George Rebane
The news media, including Fox News, are confounding the latest buzz about the SecDef and the President being at odds about the Iran agreement. Trump has called the Iran deal “the worst ever” for the US, while Mattis along with the JCoS chair testified that Iran appears to be living up to the agreement. To the pea-brains who pass for journalists these days, this is a stand-off in the making within the administration. No one seems to understand that the two assessments are totally independent. Yes, Virginia, it is possible for the Iranians to be living up to the letter of the worst agreement ever that Obama negotiated with Iran.
With all the latest histrionics about ‘gun violence’ and ‘police brutality’ witnessed at entertainment venues across the land, it is clear from just the raw data about gun deaths that neither the blacks nor the Democrats believe that ‘Black Lives Matter’. Given the stats from longstanding Dem-controlled urban areas, it is clear that no such concerns exist about the overwhelming proportion of black-on-black murders committed there every month, year after year, numbers that also overwhelm the carnage in Las Vegas. But all those whites killed by a white man, now there’s “a disaster that must not be wasted” to give government control over more of our lives.
Control over our lives is governed by regulations that actually implement laws passed by elected legislatures; regulations that more often than not overextend what was intended in law. Here is the latest from the Mercatus Center of George Mason University on ‘Regulatory Accumulation: The Problem and Solutions’. Note the vertical scale of the graph below.

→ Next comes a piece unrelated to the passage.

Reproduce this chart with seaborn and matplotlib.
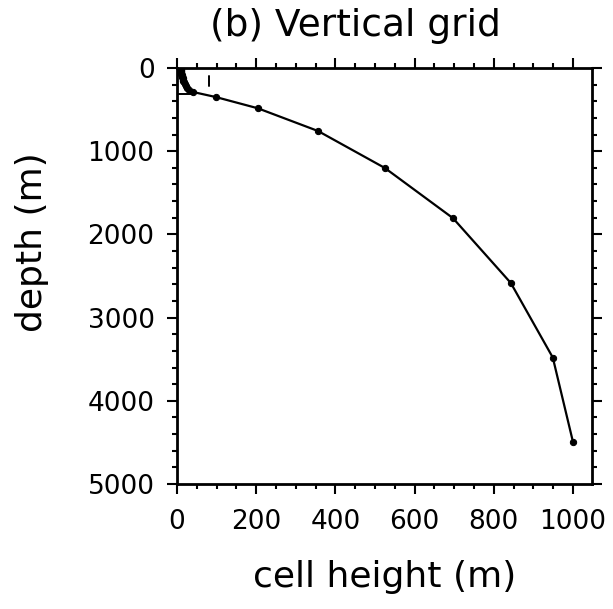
import numpy as np
import pandas as pd
import matplotlib
matplotlib.use("Agg")
import matplotlib.pyplot as plt
import seaborn as sns
from matplotlib.ticker import MultipleLocator

# cell height (m) vs depth (m) of model layers
cell_height = [10, 10, 10, 10, 10, 10, 11, 11, 12, 12, 13, 14, 15, 16, 18, 20, 23, 26, 30,
               40, 98, 204, 356, 525, 697, 843, 949, 1000]
depth = [5, 15, 25, 35, 45, 55, 66, 77, 88, 100, 113, 126, 140, 156, 173, 192, 213, 237, 264,
         288, 349, 484, 757, 1202, 1805, 2584, 3480, 4495]

# stray marks present in the original figure
stray_h_x = [0, 37]
stray_h_y = [309, 309]
stray_v_x = [81, 81]
stray_v_y = [96, 216]

title = "(b) Vertical grid"
xlabel = "cell height (m)"
ylabel = "depth (m)"
xticks = [0, 200, 400, 600, 800, 1000]
yticks = [0, 1000, 2000, 3000, 4000, 5000]

df = pd.DataFrame({"cell_height": cell_height, "depth": depth})

sns.set_theme(style="white")
plt.rcParams["font.family"] = ["DejaVu Sans"]
plt.rcParams["text.color"] = "black"
plt.rcParams["xtick.color"] = "black"
plt.rcParams["ytick.color"] = "black"

fig = plt.figure(figsize=(6.13, 6.09), dpi=100)
ax = fig.add_axes([177/613, 1 - 484/609, (592-177)/613, (484-68)/609])

sns.lineplot(data=df, x="cell_height", y="depth", ax=ax, sort=False, estimator=None,
             color="black", lw=1.6, marker="o", markersize=4.5, markeredgecolor="black")
ax.plot(stray_h_x, stray_h_y, color="black", lw=1.4)
ax.plot(stray_v_x, stray_v_y, color="black", lw=1.4)

ax.set_xlim(0, 1048)
ax.set_ylim(5000, 0)
ax.set_xticks(xticks)
ax.set_yticks(yticks)
ax.xaxis.set_minor_locator(MultipleLocator(50))
ax.yaxis.set_minor_locator(MultipleLocator(200))
ax.tick_params(which="both", direction="out", top=True, right=True, bottom=True, left=True,
               color="black", width=1.5)
ax.tick_params(which="major", length=7.2, labelsize=19)
ax.tick_params(axis="y", which="major", pad=9)
ax.tick_params(axis="x", which="major", pad=11)
ax.tick_params(which="minor", length=3.6)
ax.tick_params(axis="x", which="both", labeltop=False)
ax.tick_params(axis="y", which="both", labelright=False)
for s in ax.spines.values():
    s.set_color("black")
    s.set_linewidth(2)

ax.set_xlabel("")
ax.set_ylabel("")
fig.text(385/613, 1 - 577/609, xlabel, fontsize=26, ha="center", va="center", color="black")
fig.text(32/613, 1 - 242/609, ylabel, fontsize=26, ha="center", va="center", rotation=90,
         color="black")
fig.text(355/613, 1 - 26/609, title, fontsize=27, ha="center", va="center", color="black")

fig.savefig("out.png", dpi=100, facecolor="white")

Regulations are created one by one. By design, each new regulation contains obligations or prohibitions—regulatory restrictions that policymakers hope will deliver benefits that justify their costs. Over time, however, the buildup of more and more regulatory restrictions distorts and deters the business investments that drive innovation and economic growth. These dynamic effects of regulatory accumulation can hinder economic growth considerably, on top of the many other consequences often associated with regulations, such as higher unemployment, higher prices, and lower wages, particularly for low-income households
Here is a quick look at the “gobbledygook” in which the nation’s gerrymandering problem is now mired and argued in the SCOTUS (more here). According to my lights, the solution to gerrymandering seems to me an easy one. Set an upper threshold on the ratio of area to perimeter of the district to be gerrymandered to such a value that keeps the defined regions reasonably compact. The ratio would have to be defined in terms of a specific unit of length (e.g. mile, meter, kilometer, furlong, …) since the ratio or fraction of area divided by perimeter will be in units of length given that perimeter is a length and area is in length squared. So if we pick ‘mile’ as the unit of length, we can set a lower threshold like, say, ‘2 miles’. For a rectangle that means that L*W/(2*L+2*W) must more than or equal to T = 2 miles. This will keep everyone from coming up with these thin tangled regions with very wiggly boundaries. The geometers among you will realize that the most compact region is a circle with its area/perimeter = radius/2.